On the drive home yesterday there was a brief discussion of Israel’s often grotesque treatment of the Palestinians, which was rightly denounced – Israel has overreached, cruelly and unjustly, over and over again. The Massada mentality of the Jewish state – with all of its apocalyptic rhetoric and attendant brutality – absolutely deserves to be criticized, but it’s useful to put that mentality in historical perspective. A Holocaust, preceded by centuries of European pogroms and alienation, lends itself to a siege mentality; again, that doesn’t justify Israeli atrocities but it certainly explains them. Phoebe said that she doesn’t consider the Israelis victims in the conflict. Neither do I – and considering that the main advantage of victimhood seems to be intermittent sympathy among western liberals, I have no trouble understanding why Israelis are ruthlessly refusing to be victims any longer.

I'd Like to Violate All Known Copyright Laws for a Moment...

...in order to celebrate Tax Day 2007. Here's a Pulitzer-winning gem from a few years ago:

Hey, I got mine done back in February.

Autocratic Demagogues Have Common Roots

What do Hugo Chavez and Jean-Marie Le Pen have in common, other than a pseudo-fascistic political philosophy and a frightening talent for riding regional waves of popular contempt for foreign “others”? Both were paratroopers.

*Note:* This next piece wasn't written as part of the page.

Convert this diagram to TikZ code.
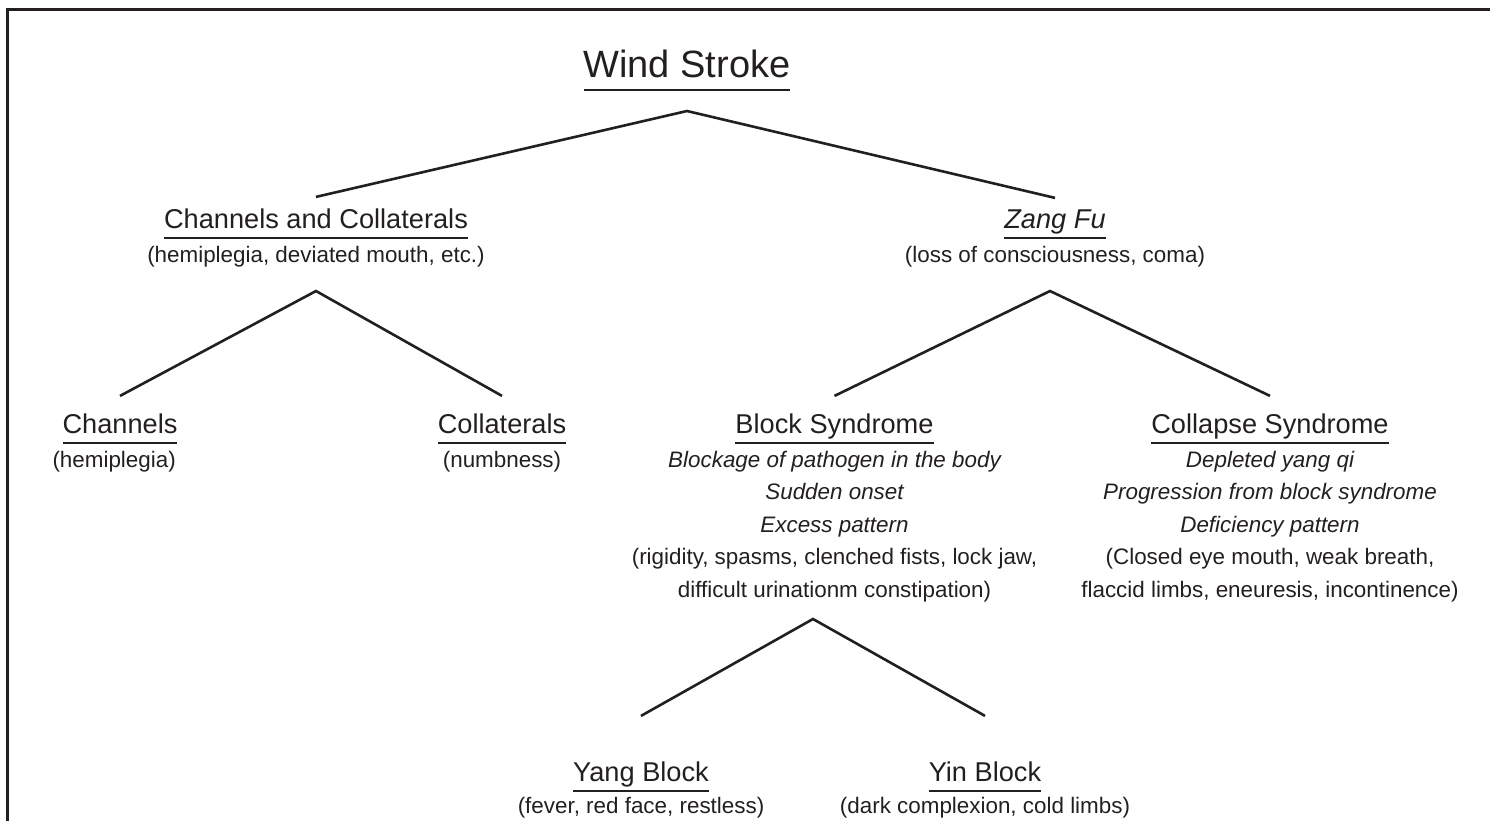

It takes a bold person to jump out of a plane while getting shot at and, in the aftermath of World War II, a bold politician to rant to boorish crowds about conspiracies to oppress the volk. Chavez has been more successful. But Christopher Hitchens hints that even in the heart of Europe, the times are increasingly ripe for a bier hall putsch:

[T]he most salient fact about the French elections is the degree to which they show a France that is moving steadily to the right. "Sixty-five per cent to the right, in fact," as I am told by Louis Dreyfus of the Nouvel Observateur…. M. Le Pen smirks broadly and says that everyone is moving his way in one form or another. And he isn't completely bluffing.

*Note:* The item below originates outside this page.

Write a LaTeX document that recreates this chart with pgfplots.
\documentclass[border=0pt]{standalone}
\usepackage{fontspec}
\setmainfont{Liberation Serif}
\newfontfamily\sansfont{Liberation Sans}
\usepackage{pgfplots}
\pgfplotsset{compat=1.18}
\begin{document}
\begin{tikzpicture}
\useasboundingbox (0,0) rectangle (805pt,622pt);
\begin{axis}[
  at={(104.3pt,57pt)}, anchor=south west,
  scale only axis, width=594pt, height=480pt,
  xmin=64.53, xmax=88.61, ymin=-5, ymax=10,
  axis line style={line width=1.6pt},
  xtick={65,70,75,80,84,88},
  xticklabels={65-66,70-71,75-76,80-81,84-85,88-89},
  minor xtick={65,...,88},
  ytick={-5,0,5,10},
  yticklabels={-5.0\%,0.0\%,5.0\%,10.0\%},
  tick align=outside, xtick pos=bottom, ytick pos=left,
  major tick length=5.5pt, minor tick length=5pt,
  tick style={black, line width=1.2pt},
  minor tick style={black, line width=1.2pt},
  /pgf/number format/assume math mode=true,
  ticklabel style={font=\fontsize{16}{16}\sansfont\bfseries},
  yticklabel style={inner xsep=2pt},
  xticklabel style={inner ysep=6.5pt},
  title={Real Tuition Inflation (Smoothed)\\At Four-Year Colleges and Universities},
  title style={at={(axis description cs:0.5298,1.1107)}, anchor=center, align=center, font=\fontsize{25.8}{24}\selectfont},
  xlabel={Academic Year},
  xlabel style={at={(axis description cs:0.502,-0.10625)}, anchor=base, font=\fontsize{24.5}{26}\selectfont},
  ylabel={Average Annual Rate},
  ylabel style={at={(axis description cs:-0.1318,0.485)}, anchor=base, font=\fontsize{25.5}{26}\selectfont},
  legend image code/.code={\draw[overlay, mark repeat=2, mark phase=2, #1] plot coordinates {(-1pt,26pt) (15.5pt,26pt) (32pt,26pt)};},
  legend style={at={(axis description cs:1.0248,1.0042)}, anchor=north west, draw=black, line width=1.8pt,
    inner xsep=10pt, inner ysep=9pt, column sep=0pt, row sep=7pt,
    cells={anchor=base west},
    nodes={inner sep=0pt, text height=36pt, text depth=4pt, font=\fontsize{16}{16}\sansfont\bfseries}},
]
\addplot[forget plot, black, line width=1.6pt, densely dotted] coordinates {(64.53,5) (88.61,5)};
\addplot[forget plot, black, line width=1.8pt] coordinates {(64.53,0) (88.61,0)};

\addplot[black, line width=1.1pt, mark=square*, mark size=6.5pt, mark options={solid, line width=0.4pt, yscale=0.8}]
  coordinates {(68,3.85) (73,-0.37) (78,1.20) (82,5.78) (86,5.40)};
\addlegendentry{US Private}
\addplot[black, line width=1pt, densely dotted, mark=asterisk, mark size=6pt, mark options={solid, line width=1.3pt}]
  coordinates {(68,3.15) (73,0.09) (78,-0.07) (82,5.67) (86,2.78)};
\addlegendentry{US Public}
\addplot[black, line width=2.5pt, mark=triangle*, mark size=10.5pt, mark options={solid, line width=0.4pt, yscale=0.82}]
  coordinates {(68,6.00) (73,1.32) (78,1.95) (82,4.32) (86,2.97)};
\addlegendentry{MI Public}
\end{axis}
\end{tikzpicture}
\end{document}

Le Pen had a grand old time during the last presidential election, trouncing the Socialist nominee and making it to the runoff. In the shadow of the Paris riots and Segolene Royal’s W.-esque proclivity for amateurish gaffes, Nicolas Sarkozy is drifting to victory on an iron-fist platform; indeed, it seems the entire political climate of France moving toward iron-fist chauvinism:

Add to this the rather peculiar fact that a huge tranche of voters—most recently as large as 40 percent—simply refuse to tell the opinion polls (who last time got everything calamitously wrong) how they intend to cast their ballots. Again, the best intuitive explanation of this reticence is that many people are embarrassed to declare a Le Pen allegiance in advance. If I am wrong about this, then why are the other candidates so obviously seeking to appeal to his first-round supporters?

The great powers of Europe have an annoying habit of making it illegal to question whether the Third Reich’s xenophobia, tyranny, and murder were really so bad after all. Hell of a lot of good it’s done them.

C’mon Now People

Yes, I did just confess to not being as informed as I perhaps ought, and yes, I did just say we’re trying to avoid the pitfalls of Daily Dish worship. But Andrew Sullivan has discovered some bad news:

By a whisker, [Rush Limbaugh’s] listeners are better informed about the news than NPR's (if you add the high and moderate knowledge numbers together).

Surely we can beat Limbaugh on all fronts. Let’s not get complacent, brothers and sisters. There’s a long way to go – and a lot to lose – before 2008.

Guess Who’s Back… Back Again

So I haven’t posted in a few days… I’ve been soaking up Wenatchee at the annual convention of the Young Democrats of Washington. Meet Bryce McKibben, the ASUW’s lobbyist/übermensch in Olympia:I created this blog to give me a reason to stay informed (a good idea for a polisci major), and I discovered over the weekend that that hasn’t quite worked out like I’d hoped. [Sigh…] We’ll befocusing much more on state politics, if only to avoid the echo-chamber peril that comes from following Sullivan, Yglesias, and Hitchens religiously.